How working behind a bar better prepares you for the world of work

The transferable skills make you an ideal candidate for all career paths

The part-time job has become a necessity for many students due to the increase of fees – whether it’s just the summer before university or a few shifts during the holidays, the back breaking minimum wage jobs are always sought after.

For me, it was working in my local pub at home. I worked what felt like every shift before starting university only to be so tired from the labour, I was not alive enough for freshers’ week. To be able to put up with the people and mundane tasks of working a bar job, allows you to persevere through job interviews, bullies in the workplace and encourages a resilient attitude.


The ability to stay working somewhere which was soul crushing is invaluable. It means that you have your priorities in order.

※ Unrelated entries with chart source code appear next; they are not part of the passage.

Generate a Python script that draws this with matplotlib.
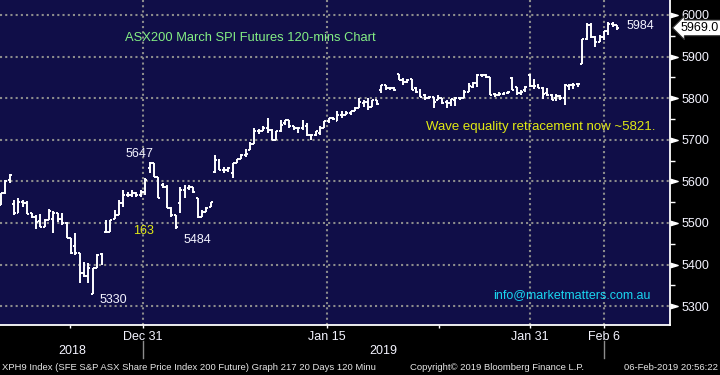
import numpy as np
import matplotlib.pyplot as plt
from matplotlib.lines import Line2D
from matplotlib.transforms import blended_transform_factory

# 120-min OHLC bars of XPH9 (SPI 200 March futures)
opens = [5543, 5571, 5603, 5545, 5523, 5551, 5549, 5523, 5515, 5505, 5491, 5507, 5509, 5525, 5509, 5499,
         5463, 5445, 5427, 5379, 5373, 5329, 5391, 5425,
         5479, 5479, 5509, 5519, 5547, 5567, 5567, 5571, 5567, 5575, 5631, 5643, 5611, 5591, 5587, 5535,
         5519, 5547, 5579, 5583, 5587, 5559, 5515, 5527, 5539,
         5623, 5651, 5627, 5627, 5619, 5643, 5655, 5663, 5675, 5691, 5720, 5720, 5728, 5724, 5699, 5720,
         5740, 5748, 5732, 5728, 5728,
         5732, 5712, 5712, 5716, 5728, 5744, 5752, 5744, 5760, 5760, 5764, 5768, 5776, 5788, 5792, 5780,
         5796, 5820, 5832, 5824, 5824, 5858, 5844, 5840,
         5846, 5824, 5816, 5808, 5800, 5802, 5796, 5800, 5792, 5788, 5796, 5800, 5800, 5816, 5828, 5836,
         5856, 5856, 5850, 5810, 5808, 5810, 5812, 5848,
         5828, 5812, 5820, 5856, 5830, 5830, 5825, 5812, 5808, 5800, 5806, 5800, 5830, 5832, 5834, 5881,
         5942, 5976, 5948, 5936, 5948, 5962, 5978, 5976]
highs = [5571, 5603, 5617, 5555, 5561, 5555, 5553, 5523, 5519, 5521, 5509, 5533, 5529, 5525, 5525, 5503,
         5465, 5475, 5427, 5407, 5405, 5391, 5425, 5427,
         5507, 5507, 5531, 5555, 5579, 5575, 5579, 5575, 5579, 5607, 5647, 5645, 5611, 5595, 5591, 5539,
         5519, 5587, 5591, 5591, 5587, 5559, 5531, 5539, 5551,
         5663, 5655, 5635, 5635, 5645, 5655, 5667, 5679, 5695, 5728, 5726, 5732, 5753, 5726, 5720, 5748,
         5748, 5748, 5732, 5730, 5748,
         5740, 5712, 5720, 5732, 5744, 5752, 5754, 5768, 5768, 5768, 5768, 5780, 5800, 5796, 5800, 5796,
         5796, 5832, 5832, 5828, 5826, 5858, 5848, 5846,
         5846, 5828, 5822, 5810, 5806, 5804, 5808, 5800, 5796, 5798, 5804, 5804, 5820, 5836, 5840, 5858,
         5858, 5858, 5852, 5812, 5814, 5816, 5817, 5852,
         5828, 5820, 5830, 5858, 5846, 5833, 5826, 5824, 5810, 5810, 5808, 5834, 5834, 5836, 5837, 5942,
         5980, 5980, 5950, 5952, 5962, 5984, 5984, 5976]
lows = [5543, 5569, 5595, 5519, 5523, 5539, 5521, 5511, 5485, 5491, 5491, 5507, 5477, 5503, 5495, 5463,
        5425, 5423, 5355, 5371, 5355, 5329, 5391, 5399,
        5477, 5479, 5509, 5519, 5539, 5563, 5563, 5563, 5563, 5567, 5619, 5611, 5559, 5583, 5535, 5515,
        5486, 5523, 5559, 5579, 5571, 5511, 5515, 5527, 5539,
        5619, 5627, 5619, 5623, 5607, 5643, 5655, 5659, 5675, 5691, 5714, 5720, 5716, 5699, 5699, 5718,
        5736, 5728, 5724, 5716, 5724,
        5708, 5700, 5708, 5712, 5728, 5740, 5748, 5744, 5752, 5760, 5760, 5768, 5776, 5780, 5772, 5780,
        5784, 5812, 5820, 5820, 5818, 5844, 5832, 5836,
        5820, 5812, 5804, 5796, 5798, 5777, 5796, 5786, 5776, 5782, 5782, 5796, 5800, 5816, 5824, 5828,
        5852, 5848, 5808, 5804, 5806, 5808, 5811, 5820,
        5808, 5808, 5816, 5828, 5822, 5824, 5798, 5806, 5796, 5794, 5796, 5784, 5820, 5822, 5826, 5881,
        5940, 5944, 5924, 5936, 5940, 5952, 5972, 5964]
closes = [5571, 5601, 5615, 5523, 5551, 5547, 5521, 5515, 5503, 5491, 5507, 5529, 5525, 5509, 5499, 5463,
          5427, 5427, 5379, 5373, 5391, 5391, 5423, 5413,
          5479, 5507, 5519, 5547, 5567, 5567, 5571, 5567, 5575, 5603, 5643, 5611, 5559, 5587, 5535, 5519,
          5490, 5579, 5583, 5587, 5575, 5515, 5527, 5535, 5551,
          5651, 5627, 5627, 5631, 5643, 5655, 5663, 5667, 5691, 5720, 5722, 5728, 5724, 5699, 5720, 5736,
          5748, 5732, 5728, 5728, 5732,
          5712, 5712, 5720, 5728, 5744, 5752, 5750, 5760, 5760, 5764, 5768, 5776, 5792, 5792, 5780, 5796,
          5786, 5832, 5824, 5824, 5820, 5844, 5840, 5844,
          5820, 5816, 5804, 5800, 5802, 5790, 5800, 5788, 5788, 5798, 5800, 5800, 5816, 5830, 5836, 5856,
          5856, 5852, 5808, 5808, 5810, 5812, 5814, 5820,
          5812, 5816, 5828, 5830, 5830, 5825, 5810, 5808, 5796, 5806, 5800, 5832, 5832, 5832, 5834, 5942,
          5976, 5948, 5936, 5948, 5962, 5978, 5976, 5968]

last_price = 5969.0
date_labels = ['Dec 31', 'Jan 15', 'Jan 31', 'Feb 6']
date_pos = [32.5, 74.6, 121.1, 138.0]      # bar index of the date ticks
minor_date_pos = [15.8, 100.2]
price_ticks = list(range(5300, 6001, 100))

BG = '#100e48'
WHITE = '#f4f4ff'
GRID = '#8c8c8c'

plt.rcParams['font.family'] = ['Liberation Sans', 'DejaVu Sans']

fig = plt.figure(figsize=(7.2, 3.75), dpi=100, facecolor='black')
ax = fig.add_axes([0, 50 / 375, 670 / 720, 325 / 375], facecolor=BG)

idx = np.arange(len(closes))
tw = 0.45
ax.vlines(idx, lows, highs, color='white', lw=1.4, zorder=3)
ax.hlines(opens, idx - tw, idx, color='white', lw=1.4, zorder=3)
ax.hlines(closes, idx, idx + tw, color='white', lw=1.4, zorder=3)

ax.set_xlim(-0.23, 153.1)
ax.set_ylim(5254.8, 6036)

# grid
ax.set_axisbelow(True)
ax.grid(True, which='major', color=GRID, linestyle=(0, (1, 1.5)), linewidth=1.5)

# right price axis
ax.yaxis.tick_right()
ax.set_yticks(price_ticks)
ax.set_yticks(list(range(5350, 6000, 100)), minor=True)
ax.tick_params(axis='y', which='major', length=0, pad=8, labelcolor=WHITE, labelsize=9)
ax.tick_params(axis='y', which='minor', length=3.5, width=1, color='white')
tr = blended_transform_factory(ax.transAxes, ax.transData)
ax.plot(np.ones(len(price_ticks)), price_ticks, linestyle='none', color='white',
        marker=[(0, -0.3), (1, 0), (0, 0.3)], markersize=11, transform=tr, clip_on=False, zorder=5)

# date axis
ax.set_xticks(date_pos)
ax.set_xticklabels(date_labels)
ax.set_xticks(minor_date_pos, minor=True)
ax.tick_params(axis='x', which='both', length=2.5, width=1, color='white', pad=2,
               labelcolor=WHITE, labelsize=9)

for s in ['top', 'left']:
    ax.spines[s].set_visible(False)
for s in ['right', 'bottom']:
    ax.spines[s].set_color('white')
    ax.spines[s].set_linewidth(1.3)

# last price tag
ax.text(1.0 + 11 / 670, last_price, '5969.0', transform=tr, ha='left', va='center', fontsize=9,
        color='black', clip_on=False, zorder=10,
        bbox=dict(boxstyle='larrow,pad=0.15', fc='white', ec='#333333', lw=0.8))

# annotations
ax.text(28.4, 5945, 'ASX200 March SPI Futures 120-mins Chart', color='#84ee84', fontsize=9.3,
        ha='left', va='center')
ax.text(97.3, 5731, 'Wave equality retracement now ~5821.', color='#e2ea14', fontsize=9.5,
        ha='left', va='center', zorder=6)
ax.text(112.6, 5327, 'info@marketmatters.com.au', color='#1ad6f0', fontsize=9.0,
        ha='left', va='center')
ax.text(31.6, 5666, '5647', color=WHITE, fontsize=9, ha='center', va='center')
ax.text(32.5, 5481, '163', color='#e2ea14', fontsize=9, ha='center', va='center')
ax.text(44.9, 5459, '5484', color=WHITE, fontsize=9, ha='center', va='center')
ax.text(25.6, 5315, '5330', color=WHITE, fontsize=9, ha='center', va='center')
ax.text(146.3, 5974, '5984', color=WHITE, fontsize=9, ha='center', va='center')

# bottom strip: years, separators, footer
fig.text(72 / 720, 1 - 351 / 375, '2018', color=WHITE, fontsize=9, ha='center', va='center')
fig.text(383 / 720, 1 - 351 / 375, '2019', color=WHITE, fontsize=9, ha='center', va='center')
for px in [143, 604]:
    fig.add_artist(Line2D([px / 720, px / 720], [1 - 341 / 375, 1 - 358 / 375], color='#8c8c8c', lw=1))

fig.text(2 / 720, 1 - 367.5 / 375,
         'XPH9 Index (SFE S&P ASX Share Price Index 200 Future) Graph 217 20 Days 120 Minu',
         color='#e6e6e6', fontsize=6.8, ha='left', va='center')
fig.text(410 / 720, 1 - 367.5 / 375, 'Copyright\u00a9 2019 Bloomberg Finance L.P.',
         color='#e6e6e6', fontsize=6.8, ha='left', va='center')
fig.text(718 / 720, 1 - 367.5 / 375, '06-Feb-2019 20:56:22',
         color='#e6e6e6', fontsize=6.8, ha='right', va='center')

fig.savefig('out.png', dpi=100, facecolor='black')
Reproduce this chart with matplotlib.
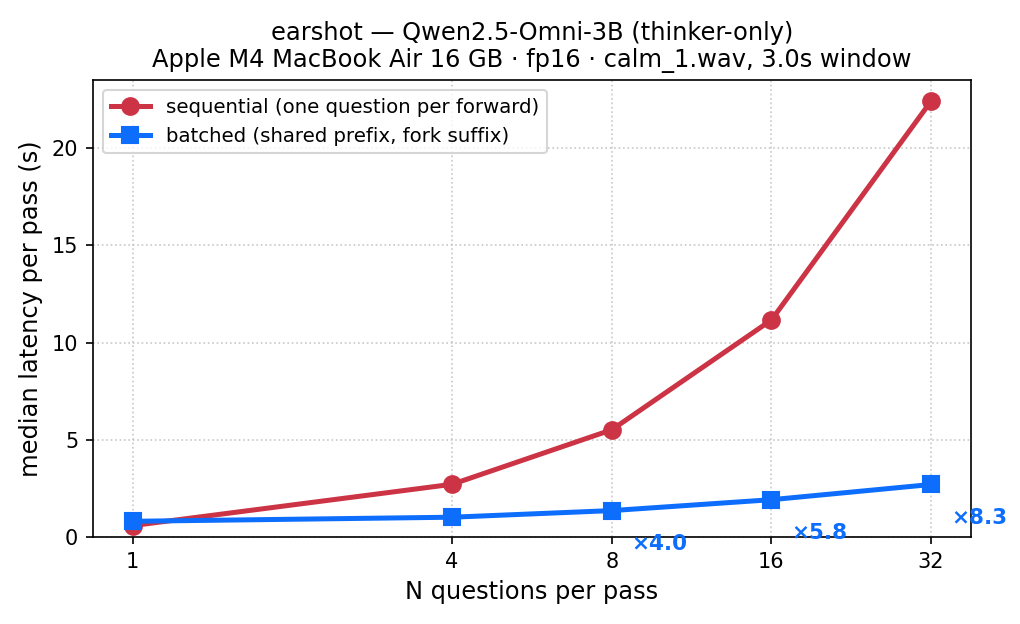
import matplotlib
matplotlib.use("Agg")
import matplotlib.pyplot as plt
from matplotlib.ticker import NullLocator

N = [1, 4, 8, 16, 32]
sequential = [0.60, 2.72, 5.52, 11.16, 22.40]
batched = [0.82, 1.03, 1.37, 1.93, 2.71]
speedup_labels = ["×4.0", "×5.8", "×8.3"]
speedup_at = [8, 16, 32]

RED = "#cc3344"
BLUE = "#0d6efd"

fig, ax = plt.subplots(figsize=(6.8, 4.16), dpi=150)
ax.plot(N, sequential, "-o", color=RED, lw=2.4, ms=8,
        label="sequential (one question per forward)")
ax.plot(N, batched, "-s", color=BLUE, lw=2.4, ms=8,
        label="batched (shared prefix, fork suffix)")
ax.set_xscale("log", base=2)
ax.set_xticks(N)
ax.set_xticklabels([str(n) for n in N])
ax.xaxis.set_minor_locator(NullLocator())
ax.set_ylim(bottom=0)

for lab, n in zip(speedup_labels, speedup_at):
    b = batched[N.index(n)]
    ax.annotate(lab, xy=(n, b), xytext=(9.5, -16), textcoords="offset points",
                ha="left", va="center", color=BLUE, fontsize=10.3,
                fontweight="bold", annotation_clip=False)

ax.grid(True, which="major", linestyle=":", color="#bbbbbb", alpha=0.8, lw=0.8)
ax.set_xlabel("N questions per pass", fontsize=11.6)
ax.set_ylabel("median latency per pass (s)", fontsize=11.6)
ax.set_title("earshot — Qwen2.5-Omni-3B (thinker-only)\n"
             "Apple M4 MacBook Air 16 GB · fp16 · calm_1.wav, 3.0s window",
             fontsize=11.6)
ax.legend(loc="upper left", fontsize=9.5)
fig.subplots_adjust(left=0.091, right=0.952, top=0.872, bottom=0.139)
fig.savefig("out.png", dpi=150)
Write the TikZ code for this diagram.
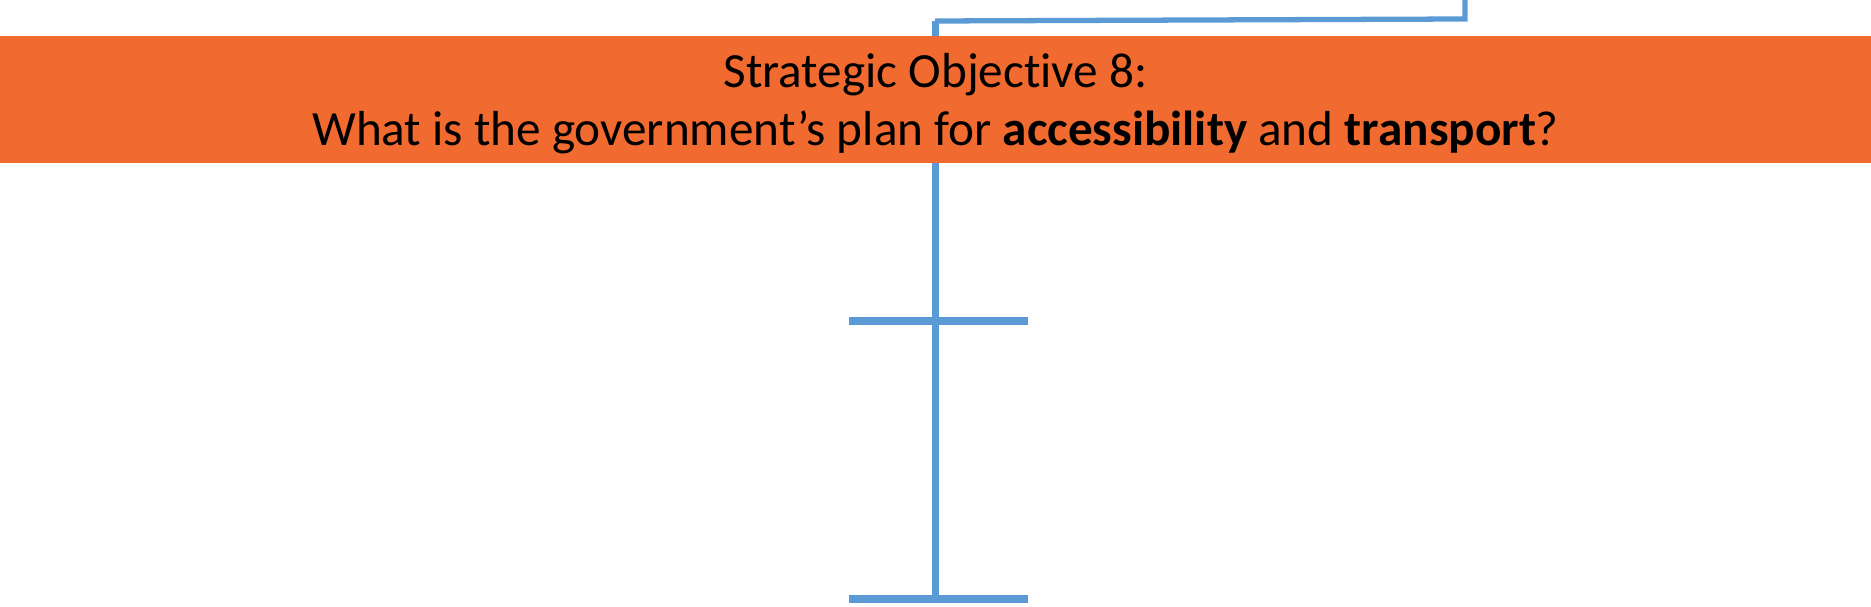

For example, serving your peers can be daunting especially if you’re a clumsy like me who smashes 10 wine glasses, but it never stopped me from doing my job. If you avoid serving peers its embarrassing for yourself, doing this means you can take control of a situation.

I have found knowledge in the hierarchy of work. Starting from the lowest point of scrubbing dishes to waiting on ignorant people may not be as relatable as it seems, but in any workplace you will start at the bottom. You will have to make tea and schmooze colleagues – this is not just in internships. There are thousands of students graduating and the potential self-entitlement which comes with a degree will get you nowhere. There is a hierarchy in the workplace that must be both respected and infiltrated.

Household chores and pocket money do not prepare you for the ‘real world’. Strenuous and constant working during a shift teaches you to see the amount of hard work that goes into £5 an hour and how long it takes to save up for something you want. You learnt to respect the value of money, important as graduate jobs are few and far between.


The understanding of practical ‘real world’ work also aids the gratification of others who work in service, making you a more considerate person in society. I know to always leave a tip in our contactless society, help a server out with a hot plate and that miscommunication is very common which messes up orders.

This work can be looked back on fondly. In the knowledge you gained a resilient attitude to the diverse range of people in service and achieved standing on your feet for 10 hours during a Sunday lunch shift.